> [What is required]:
Show all lines holding the string "this".

————

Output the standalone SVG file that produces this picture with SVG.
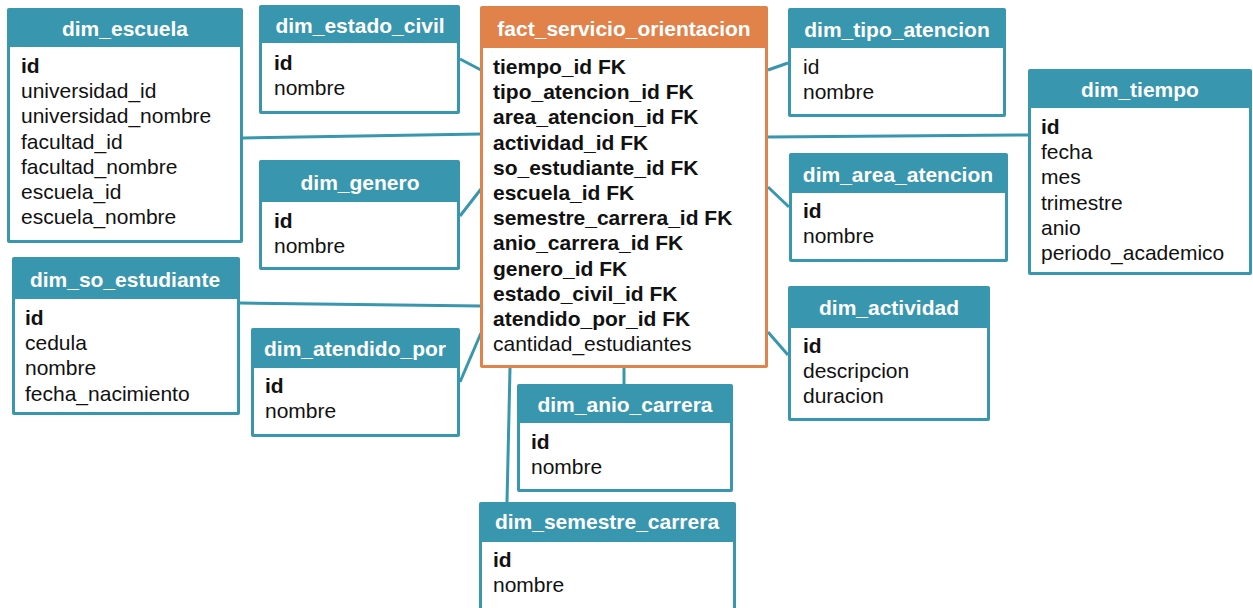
<svg xmlns="http://www.w3.org/2000/svg" width="1253" height="608" viewBox="0 0 1253 608">
<style>
.t{fill:#3896AE}
.o{fill:#E0824A}
.w{fill:#FFFFFF}
.h{font-family:"Liberation Sans",Arial,sans-serif;font-size:21px;font-weight:bold;fill:#FFFFFF;text-anchor:middle}
.r{font-family:"Liberation Sans",Arial,sans-serif;font-size:21px;fill:#111111}
.b{font-weight:bold}
.c{stroke:#3896AE;stroke-width:3;fill:none}
</style>
<rect width="1253" height="608" fill="#FFFFFF"/>
<g id="connectors">
<line class="c" x1="460" y1="59" x2="481" y2="70"/>
<line class="c" x1="243" y1="138" x2="481" y2="134"/>
<line class="c" x1="460" y1="216" x2="481" y2="189"/>
<line class="c" x1="240" y1="303" x2="481" y2="306"/>
<line class="c" x1="460" y1="382" x2="481" y2="333"/>
<line class="c" x1="768" y1="70" x2="788" y2="63"/>
<line class="c" x1="768" y1="137" x2="1028" y2="135"/>
<line class="c" x1="768" y1="187" x2="789" y2="207"/>
<line class="c" x1="768" y1="332" x2="788" y2="355"/>
<line class="c" x1="624" y1="368" x2="624" y2="384"/>
<line class="c" x1="510" y1="368" x2="507" y2="502"/>
</g>
<g id="dim_escuela">
<rect class="t" x="7" y="8" width="236" height="235" rx="2"/>
<rect class="w" x="10" y="47" width="230" height="193"/>
<text class="h" x="125" y="36">dim_escuela</text>
<text class="r" x="21" y="73"><tspan class="b">id</tspan><tspan x="21" dy="25.2">universidad_id</tspan><tspan x="21" dy="25.2">universidad_nombre</tspan><tspan x="21" dy="25.2">facultad_id</tspan><tspan x="21" dy="25.2">facultad_nombre</tspan><tspan x="21" dy="25.2">escuela_id</tspan><tspan x="21" dy="25.2">escuela_nombre</tspan></text>
</g>
<g id="dim_estado_civil">
<rect class="t" x="259" y="5" width="201" height="109" rx="2"/>
<rect class="w" x="262" y="43" width="195" height="68"/>
<text class="h" x="360" y="33">dim_estado_civil</text>
<text class="r" x="274" y="70"><tspan class="b">id</tspan><tspan x="274" dy="25.2">nombre</tspan></text>
</g>
<g id="dim_genero">
<rect class="t" x="259" y="160" width="201" height="110" rx="2"/>
<rect class="w" x="262" y="202" width="195" height="65"/>
<text class="h" x="360" y="190">dim_genero</text>
<text class="r" x="274" y="228"><tspan class="b">id</tspan><tspan x="274" dy="25.2">nombre</tspan></text>
</g>
<g id="dim_so_estudiante">
<rect class="t" x="12" y="257" width="228" height="158" rx="2"/>
<rect class="w" x="15" y="299" width="222" height="113"/>
<text class="h" x="125" y="287">dim_so_estudiante</text>
<text class="r" x="25" y="325"><tspan class="b">id</tspan><tspan x="25" dy="25.2">cedula</tspan><tspan x="25" dy="25.2">nombre</tspan><tspan x="25" dy="25.2">fecha_nacimiento</tspan></text>
</g>
<g id="dim_atendido_por">
<rect class="t" x="251" y="328" width="209" height="109" rx="2"/>
<rect class="w" x="254" y="368" width="203" height="66"/>
<text class="h" x="355" y="356">dim_atendido_por</text>
<text class="r" x="265" y="393"><tspan class="b">id</tspan><tspan x="265" dy="25.2">nombre</tspan></text>
</g>
<g id="fact_servicio_orientacion">
<rect class="o" x="480" y="6" width="288" height="362" rx="2"/>
<rect class="w" x="483" y="48" width="282" height="317"/>
<text class="h" x="624" y="36">fact_servicio_orientacion</text>
<text class="r b" x="493" y="74"><tspan>tiempo_id FK</tspan><tspan x="493" dy="25.2">tipo_atencion_id FK</tspan><tspan x="493" dy="25.2">area_atencion_id FK</tspan><tspan x="493" dy="25.2">actividad_id FK</tspan><tspan x="493" dy="25.2">so_estudiante_id FK</tspan><tspan x="493" dy="25.2">escuela_id FK</tspan><tspan x="493" dy="25.2">semestre_carrera_id FK</tspan><tspan x="493" dy="25.2">anio_carrera_id FK</tspan><tspan x="493" dy="25.2">genero_id FK</tspan><tspan x="493" dy="25.2">estado_civil_id FK</tspan><tspan x="493" dy="25.2">atendido_por_id FK</tspan><tspan x="493" dy="25.2" font-weight="normal">cantidad_estudiantes</tspan></text>
</g>
<g id="dim_tipo_atencion">
<rect class="t" x="788" y="8" width="218" height="109" rx="2"/>
<rect class="w" x="791" y="48" width="212" height="66"/>
<text class="h" x="897" y="37">dim_tipo_atencion</text>
<text class="r" x="803" y="74"><tspan>id</tspan><tspan x="803" dy="25.2">nombre</tspan></text>
</g>
<g id="dim_tiempo">
<rect class="t" x="1028" y="69" width="224" height="206" rx="2"/>
<rect class="w" x="1031" y="108" width="218" height="164"/>
<text class="h" x="1140" y="97">dim_tiempo</text>
<text class="r" x="1041" y="134"><tspan class="b">id</tspan><tspan x="1041" dy="25.2">fecha</tspan><tspan x="1041" dy="25.2">mes</tspan><tspan x="1041" dy="25.2">trimestre</tspan><tspan x="1041" dy="25.2">anio</tspan><tspan x="1041" dy="25.2">periodo_academico</tspan></text>
</g>
<g id="dim_area_atencion">
<rect class="t" x="789" y="153" width="219" height="109" rx="2"/>
<rect class="w" x="792" y="193" width="213" height="66"/>
<text class="h" x="898" y="182">dim_area_atencion</text>
<text class="r" x="803" y="218"><tspan class="b">id</tspan><tspan x="803" dy="25.2">nombre</tspan></text>
</g>
<g id="dim_actividad">
<rect class="t" x="788" y="286" width="202" height="135" rx="2"/>
<rect class="w" x="791" y="328" width="196" height="90"/>
<text class="h" x="889" y="315">dim_actividad</text>
<text class="r" x="803" y="353"><tspan class="b">id</tspan><tspan x="803" dy="25.2">descripcion</tspan><tspan x="803" dy="25.2">duracion</tspan></text>
</g>
<g id="dim_anio_carrera">
<rect class="t" x="517" y="384" width="216" height="108" rx="2"/>
<rect class="w" x="520" y="423" width="210" height="66"/>
<text class="h" x="625" y="412">dim_anio_carrera</text>
<text class="r" x="531" y="449"><tspan class="b">id</tspan><tspan x="531" dy="25.2">nombre</tspan></text>
</g>
<g id="dim_semestre_carrera">
<rect class="t" x="479" y="502" width="257" height="110" rx="2"/>
<rect class="w" x="482" y="542" width="251" height="70"/>
<text class="h" x="607" y="529">dim_semestre_carrera</text>
<text class="r" x="493" y="567"><tspan class="b">id</tspan><tspan x="493" dy="25.2">nombre</tspan></text>
</g>
</svg>
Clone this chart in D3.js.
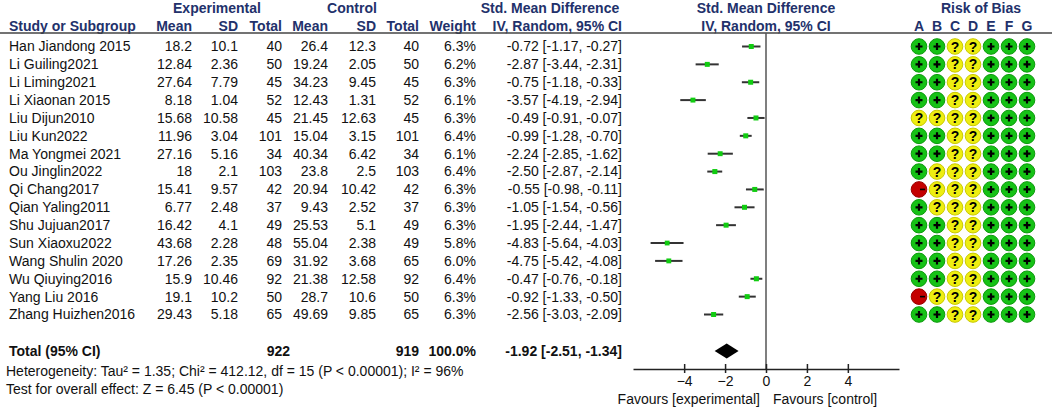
<!DOCTYPE html>
<html>
<head>
<meta charset="utf-8">
<script src="https://cdn.jsdelivr.net/npm/d3@7"></script>
<style>
  body { margin: 0; background: #fff; }
  svg { display: block; font-family: "Liberation Sans", Arial, sans-serif; }
</style>
</head>
<body>
<div id="viz"></div>
<script>
const studies = ["Han Jiandong 2015", "Li Guiling2021", "Li Liming2021", "Li Xiaonan 2015", "Liu Dijun2010",
  "Liu Kun2022", "Ma Yongmei 2021", "Ou Jinglin2022", "Qi Chang2017", "Qian Yaling2011", "Shu Jujuan2017",
  "Sun Xiaoxu2022", "Wang Shulin 2020", "Wu Qiuying2016", "Yang Liu 2016", "Zhang Huizhen2016"];
const expMean = [18.2, 12.84, 27.64, 8.18, 15.68, 11.96, 27.16, 18, 15.41, 6.77, 16.42, 43.68, 17.26, 15.9, 19.1, 29.43];
const expSD = [10.1, 2.36, 7.79, 1.04, 10.58, 3.04, 5.16, 2.1, 9.57, 2.48, 4.1, 2.28, 2.35, 10.46, 10.2, 5.18];
const expN = [40, 50, 45, 52, 45, 101, 34, 103, 42, 37, 49, 48, 69, 92, 50, 65];
const ctlMean = [26.4, 19.24, 34.23, 12.43, 21.45, 15.04, 40.34, 23.8, 20.94, 9.43, 25.53, 55.04, 31.92, 21.38, 28.7, 49.69];
const ctlSD = [12.3, 2.05, 9.45, 1.31, 12.63, 3.15, 6.42, 2.5, 10.42, 2.52, 5.1, 2.38, 3.68, 12.58, 10.6, 9.85];
const ctlN = [40, 50, 45, 52, 45, 101, 34, 103, 42, 37, 49, 49, 65, 92, 50, 65];
const weights = [6.3, 6.2, 6.3, 6.1, 6.3, 6.4, 6.1, 6.4, 6.3, 6.3, 6.3, 5.8, 6.0, 6.4, 6.3, 6.3];
const smd = [-0.72, -2.87, -0.75, -3.57, -0.49, -0.99, -2.24, -2.50, -0.55, -1.05, -1.95, -4.83, -4.75, -0.47, -0.92, -2.56];
const ciLow = [-1.17, -3.44, -1.18, -4.19, -0.91, -1.28, -2.85, -2.87, -0.98, -1.54, -2.44, -5.64, -5.42, -0.76, -1.33, -3.03];
const ciHigh = [-0.27, -2.31, -0.33, -2.94, -0.07, -0.70, -1.62, -2.14, -0.11, -0.56, -1.47, -4.03, -4.08, -0.18, -0.50, -2.09];
// risk of bias, domains A-G, one string per study
const rob = ["++??+++", "++??+++", "++??+++", "++??+++", "????+++", "++??+++", "++??+++", "+???+++",
  "-???+++", "+???+++", "++??+++", "++??+++", "++??+++", "++??+++", "-???+++", "++??+++"];
const robDomains = ["A", "B", "C", "D", "E", "F", "G"];
const total = { expN: 922, ctlN: 919, weight: 100.0, smd: -1.92, lo: -2.51, hi: -1.34 };
const axisTicks = [-4, -2, 0, 2, 4];
const axisDomain = [-6.5, 6.5];
const heterogeneity = "Heterogeneity: Tau\u00b2 = 1.35; Chi\u00b2 = 412.12, df = 15 (P < 0.00001); I\u00b2 = 96%";
const overallTest = "Test for overall effect: Z = 6.45 (P < 0.00001)";

const width = 1052, height = 410;
const headColor = "#22316b";
const fs = "14px";

let svg = d3.select("#viz").append("svg")
  .attr("width", width)
  .attr("height", height);

let xScale = d3.scaleLinear().domain(axisDomain).range([633, 899]);
let yScale = d3.scaleLinear().domain([0, studies.length - 1]).range([46.5, 314.5]);
let robX = d3.scalePoint().domain(robDomains).range([919, 1027]);

const totalY = 351, axisY = 369;

// column layout: right edges for numeric columns
const cols = [
  { key: expMean, x: 192 }, { key: expSD, x: 238 }, { key: expN, x: 282 },
  { key: ctlMean, x: 328 }, { key: ctlSD, x: 376 }, { key: ctlN, x: 419 }
];

function txt(g, x, y, s, anchor, bold, color) {
  return g.append("text")
    .attr("x", x).attr("y", y)
    .attr("dy", "0.35em")
    .attr("text-anchor", anchor || "start")
    .style("font-size", fs)
    .style("font-weight", bold ? "bold" : "normal")
    .attr("fill", color || "#111")
    .text(s);
}

/* headers */
let head = svg.append("g");
txt(head, 217, 8, "Experimental", "middle", true, headColor);
txt(head, 352, 8, "Control", "middle", true, headColor);
txt(head, 550, 8, "Std. Mean Difference", "middle", true, headColor);
txt(head, xScale(0), 8, "Std. Mean Difference", "middle", true, headColor);
txt(head, 981, 8, "Risk of Bias", "middle", true, headColor);
txt(head, 9, 26, "Study or Subgroup", "start", true, headColor);
["Mean", "SD", "Total", "Mean", "SD", "Total"].forEach((h, i) => txt(head, cols[i].x, 26, h, "end", true, headColor));
txt(head, 476, 26, "Weight", "end", true, headColor);
txt(head, 622, 26, "IV, Random, 95% CI", "end", true, headColor);
txt(head, xScale(0), 26, "IV, Random, 95% CI", "middle", true, headColor);
robDomains.forEach(d => txt(head, robX(d), 26, d, "middle", true, headColor));

svg.append("line")
  .attr("x1", 0).attr("x2", width)
  .attr("y1", 33).attr("y2", 33)
  .attr("stroke", "#444").attr("stroke-width", 1.5);

/* study rows */
let rows = svg.append("g");
studies.forEach((s, i) => {
  let y = yScale(i);
  txt(rows, 9, y, s);
  cols.forEach(c => txt(rows, c.x, y, String(c.key[i]), "end"));
  txt(rows, 476, y, weights[i].toFixed(1) + "%", "end");
  txt(rows, 622, y, `${smd[i].toFixed(2)} [${ciLow[i].toFixed(2)}, ${ciHigh[i].toFixed(2)}]`, "end");
});

/* totals */
txt(rows, 9, totalY, "Total (95% CI)", "start", true);
txt(rows, 290, totalY, total.expN, "end", true);
txt(rows, 419, totalY, total.ctlN, "end", true);
txt(rows, 476, totalY, total.weight.toFixed(1) + "%", "end", true);
txt(rows, 622, totalY, `${total.smd.toFixed(2)} [${total.lo.toFixed(2)}, ${total.hi.toFixed(2)}]`, "end", true);
txt(rows, 6, 371, heterogeneity);
txt(rows, 6, 389, overallTest);

/* forest plot */
let forest = svg.append("g");

forest.append("line")
  .attr("x1", xScale(0)).attr("x2", xScale(0))
  .attr("y1", 33).attr("y2", axisY)
  .attr("stroke", "#555").attr("stroke-width", 1.5);

forest.selectAll(".ci")
  .data(studies)
  .enter().append("line")
  .attr("x1", (d, i) => xScale(ciLow[i]))
  .attr("x2", (d, i) => xScale(ciHigh[i]))
  .attr("y1", (d, i) => yScale(i))
  .attr("y2", (d, i) => yScale(i))
  .attr("stroke", "#333")
  .attr("stroke-width", 2);

forest.selectAll(".pt")
  .data(studies)
  .enter().append("rect")
  .attr("width", (d, i) => 5 * Math.sqrt(weights[i] / 6.3))
  .attr("height", (d, i) => 5 * Math.sqrt(weights[i] / 6.3))
  .attr("x", (d, i) => xScale(smd[i]) - 2.5 * Math.sqrt(weights[i] / 6.3))
  .attr("y", (d, i) => yScale(i) - 2.5 * Math.sqrt(weights[i] / 6.3))
  .attr("fill", "#11cc11");

// pooled diamond
forest.append("path")
  .attr("d", `M${xScale(total.lo)},${totalY} L${xScale(total.smd)},${totalY - 7.5} L${xScale(total.hi)},${totalY} L${xScale(total.smd)},${totalY + 7.5} Z`)
  .attr("fill", "#000");

// axis
let axis = forest.append("g")
  .attr("transform", `translate(0,${axisY})`)
  .call(d3.axisBottom(xScale).tickValues(axisTicks).tickSize(4).tickPadding(3).tickSizeOuter(0));
axis.select(".domain").attr("stroke", "#222").attr("stroke-width", 1.5);
axis.selectAll(".tick line").attr("y1", -5).attr("stroke", "#222").attr("stroke-width", 1.5);
axis.selectAll(".tick text")
  .style("font-size", fs)
  .style("font-family", "'Liberation Sans', Arial, sans-serif")
  .attr("fill", "#111");

txt(forest, xScale(0) - 6, 399, "Favours [experimental]", "end");
txt(forest, xScale(0) + 7, 399, "Favours [control]", "start");

/* risk of bias */
const robFill = { "+": "#16c216", "?": "#eeee11", "-": "#c40000" };
const robStroke = { "+": "#0d9a0d", "?": "#c9c900", "-": "#9a0000" };
let robG = svg.append("g");
studies.forEach((s, i) => {
  let marks = rob[i].split("");
  marks.forEach((m, j) => {
    let cx = robX(robDomains[j]), cy = yScale(i);
    robG.append("circle")
      .attr("cx", cx).attr("cy", cy).attr("r", 7.8)
      .attr("fill", robFill[m])
      .attr("stroke", robStroke[m])
      .attr("stroke-width", 1);
    if (m === "+") {
      robG.append("path")
        .attr("d", `M${cx - 3.5},${cy} H${cx + 3.5} M${cx},${cy - 3.5} V${cy + 3.5}`)
        .attr("stroke", "#000").attr("stroke-width", 2.2);
    } else if (m === "-") {
      robG.append("path")
        .attr("d", `M${cx + 1},${cy} H${cx + 6}`)
        .attr("stroke", "#000").attr("stroke-width", 1.6);
    } else {
      robG.append("text")
        .attr("x", cx).attr("y", cy).attr("dy", "0.36em")
        .attr("text-anchor", "middle")
        .style("font-size", "14px").style("font-weight", "bold")
        .attr("fill", "#000")
        .text("?");
    }
  });
});
</script>
</body>
</html>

————

> [Completed exercise]:
Output the standalone SVG file that produces this picture with SVG.
Clone this chart in D3.js.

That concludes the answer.